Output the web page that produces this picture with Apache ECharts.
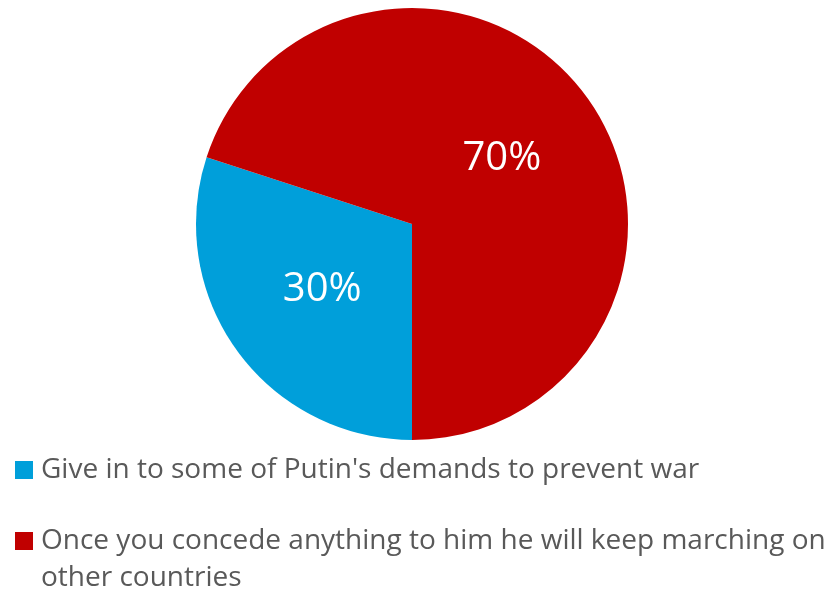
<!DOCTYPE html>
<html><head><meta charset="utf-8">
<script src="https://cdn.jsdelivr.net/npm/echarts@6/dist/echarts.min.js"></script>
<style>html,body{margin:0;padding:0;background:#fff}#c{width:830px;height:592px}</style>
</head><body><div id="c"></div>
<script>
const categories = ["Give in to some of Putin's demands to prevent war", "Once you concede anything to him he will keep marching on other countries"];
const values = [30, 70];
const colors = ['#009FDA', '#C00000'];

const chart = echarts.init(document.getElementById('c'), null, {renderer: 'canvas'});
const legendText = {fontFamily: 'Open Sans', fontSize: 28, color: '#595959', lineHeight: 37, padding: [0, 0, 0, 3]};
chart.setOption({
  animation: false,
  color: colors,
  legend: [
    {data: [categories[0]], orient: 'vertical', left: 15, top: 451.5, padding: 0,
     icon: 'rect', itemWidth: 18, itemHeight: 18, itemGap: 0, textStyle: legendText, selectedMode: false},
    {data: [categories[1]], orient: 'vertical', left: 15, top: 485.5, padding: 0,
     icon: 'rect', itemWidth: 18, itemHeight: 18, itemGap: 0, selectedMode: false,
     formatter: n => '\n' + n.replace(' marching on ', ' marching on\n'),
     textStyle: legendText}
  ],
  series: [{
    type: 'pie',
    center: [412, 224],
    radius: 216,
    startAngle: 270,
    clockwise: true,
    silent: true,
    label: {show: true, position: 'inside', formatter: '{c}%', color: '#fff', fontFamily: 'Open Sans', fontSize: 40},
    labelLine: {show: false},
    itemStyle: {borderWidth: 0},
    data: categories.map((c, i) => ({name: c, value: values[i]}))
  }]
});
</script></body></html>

Prompt >>
Write out each line of the listing above, exactly, from its first line to the line holding "const colors = ['#009FDA', '#C00000'];", inclusive. Skip the pictures.

Final result >>
Output the web page that produces this picture with Apache ECharts.
<!DOCTYPE html>
<html><head><meta charset="utf-8">
<script src="https://cdn.jsdelivr.net/npm/echarts@6/dist/echarts.min.js"></script>
<style>html,body{margin:0;padding:0;background:#fff}#c{width:830px;height:592px}</style>
</head><body><div id="c"></div>
<script>
const categories = ["Give in to some of Putin's demands to prevent war", "Once you concede anything to him he will keep marching on other countries"];
const values = [30, 70];
const colors = ['#009FDA', '#C00000'];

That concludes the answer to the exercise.